*Brief:* Output the material beneath this task exactly, images excluded.

[Collected data]
[BEGIN]

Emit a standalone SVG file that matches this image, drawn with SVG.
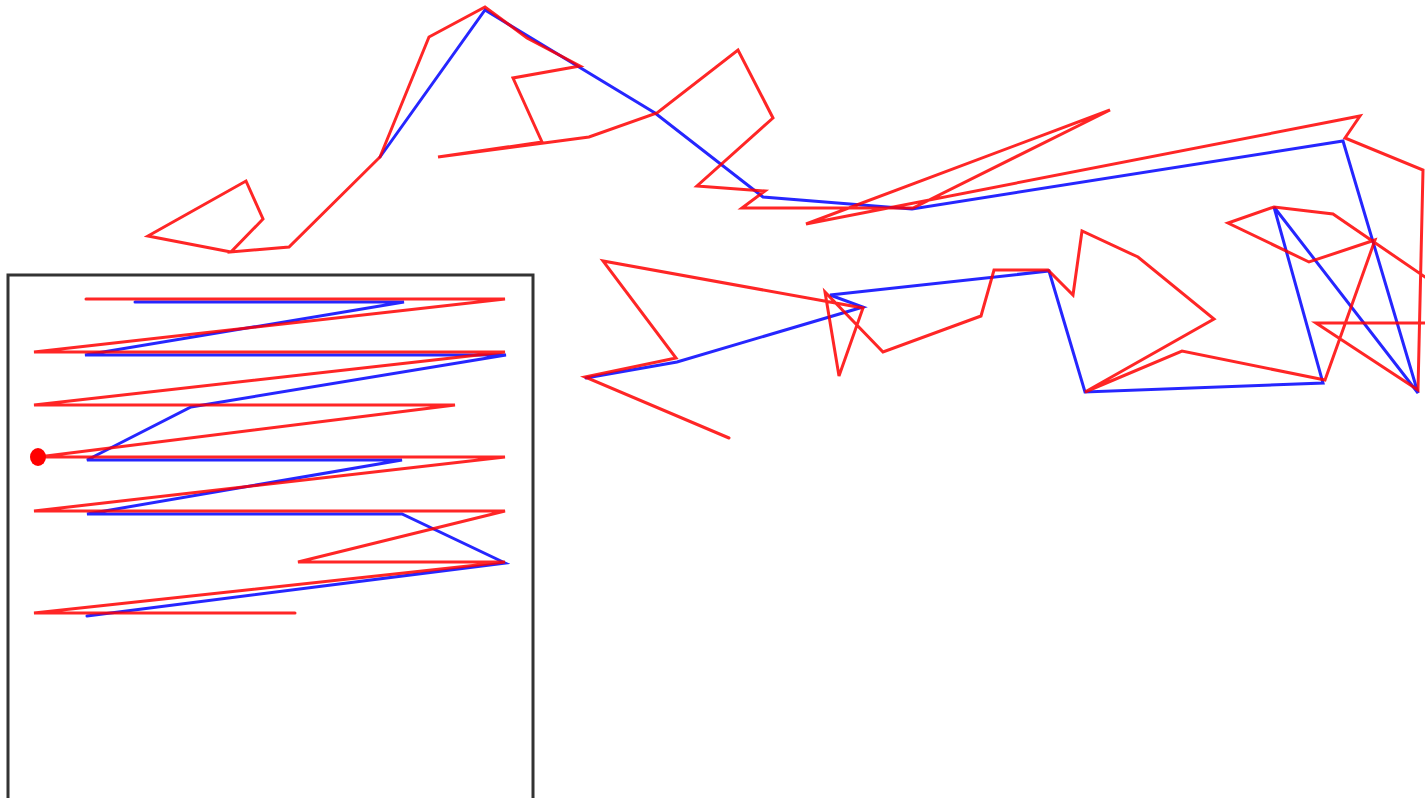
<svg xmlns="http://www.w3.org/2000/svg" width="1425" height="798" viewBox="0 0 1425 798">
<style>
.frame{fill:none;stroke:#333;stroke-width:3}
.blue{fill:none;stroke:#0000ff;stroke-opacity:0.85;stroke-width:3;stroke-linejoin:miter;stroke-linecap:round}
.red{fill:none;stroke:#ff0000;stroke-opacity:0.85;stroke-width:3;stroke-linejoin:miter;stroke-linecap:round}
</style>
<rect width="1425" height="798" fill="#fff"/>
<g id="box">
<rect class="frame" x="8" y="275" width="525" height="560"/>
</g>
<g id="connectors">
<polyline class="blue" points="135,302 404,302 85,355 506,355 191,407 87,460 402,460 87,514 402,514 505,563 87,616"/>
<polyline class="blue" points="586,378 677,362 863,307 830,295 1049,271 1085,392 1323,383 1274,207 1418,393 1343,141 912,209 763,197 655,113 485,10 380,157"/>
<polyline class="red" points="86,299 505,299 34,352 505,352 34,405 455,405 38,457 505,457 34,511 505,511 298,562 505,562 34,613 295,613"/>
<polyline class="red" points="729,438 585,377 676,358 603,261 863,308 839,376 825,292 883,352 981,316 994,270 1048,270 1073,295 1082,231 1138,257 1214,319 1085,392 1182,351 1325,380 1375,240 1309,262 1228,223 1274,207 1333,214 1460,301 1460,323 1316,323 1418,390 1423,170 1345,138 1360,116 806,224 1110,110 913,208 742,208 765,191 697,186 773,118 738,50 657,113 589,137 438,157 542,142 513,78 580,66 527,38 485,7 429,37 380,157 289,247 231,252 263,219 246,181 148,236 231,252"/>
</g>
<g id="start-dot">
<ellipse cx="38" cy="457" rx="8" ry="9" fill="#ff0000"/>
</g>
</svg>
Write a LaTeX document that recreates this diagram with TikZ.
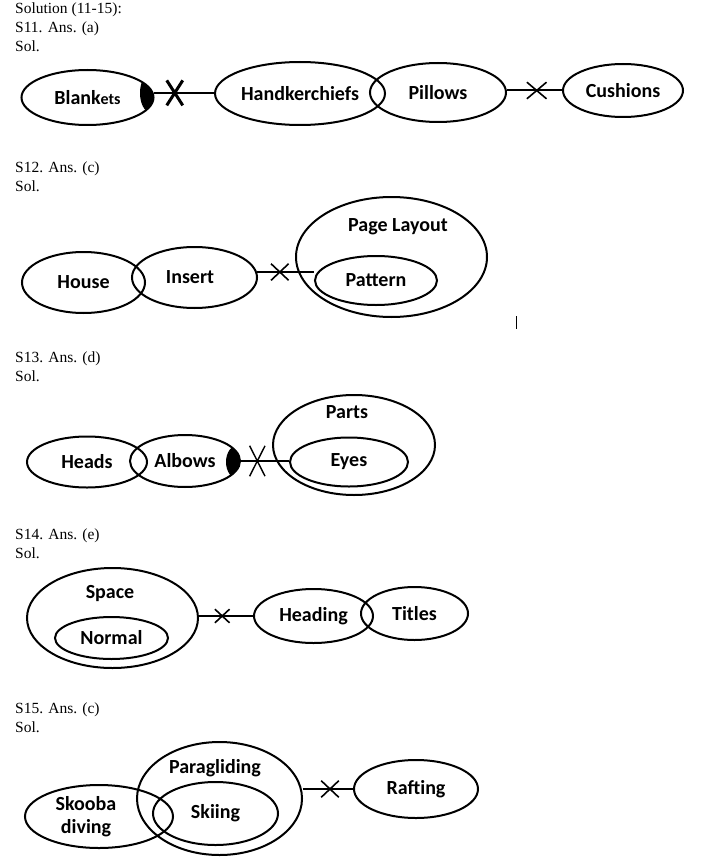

[END]

*Final answer:*
Emit a standalone SVG file that matches this image, drawn with SVG.
<svg xmlns="http://www.w3.org/2000/svg" width="1425" height="798" viewBox="0 0 1425 798">
<style>
.frame{fill:none;stroke:#333;stroke-width:3}
.blue{fill:none;stroke:#0000ff;stroke-opacity:0.85;stroke-width:3;stroke-linejoin:miter;stroke-linecap:round}
.red{fill:none;stroke:#ff0000;stroke-opacity:0.85;stroke-width:3;stroke-linejoin:miter;stroke-linecap:round}
</style>
<rect width="1425" height="798" fill="#fff"/>
<g id="box">
<rect class="frame" x="8" y="275" width="525" height="560"/>
</g>
<g id="connectors">
<polyline class="blue" points="135,302 404,302 85,355 506,355 191,407 87,460 402,460 87,514 402,514 505,563 87,616"/>
<polyline class="blue" points="586,378 677,362 863,307 830,295 1049,271 1085,392 1323,383 1274,207 1418,393 1343,141 912,209 763,197 655,113 485,10 380,157"/>
<polyline class="red" points="86,299 505,299 34,352 505,352 34,405 455,405 38,457 505,457 34,511 505,511 298,562 505,562 34,613 295,613"/>
<polyline class="red" points="729,438 585,377 676,358 603,261 863,308 839,376 825,292 883,352 981,316 994,270 1048,270 1073,295 1082,231 1138,257 1214,319 1085,392 1182,351 1325,380 1375,240 1309,262 1228,223 1274,207 1333,214 1460,301 1460,323 1316,323 1418,390 1423,170 1345,138 1360,116 806,224 1110,110 913,208 742,208 765,191 697,186 773,118 738,50 657,113 589,137 438,157 542,142 513,78 580,66 527,38 485,7 429,37 380,157 289,247 231,252 263,219 246,181 148,236 231,252"/>
</g>
<g id="start-dot">
<ellipse cx="38" cy="457" rx="8" ry="9" fill="#ff0000"/>
</g>
</svg>
Write a LaTeX document that recreates this diagram with TikZ.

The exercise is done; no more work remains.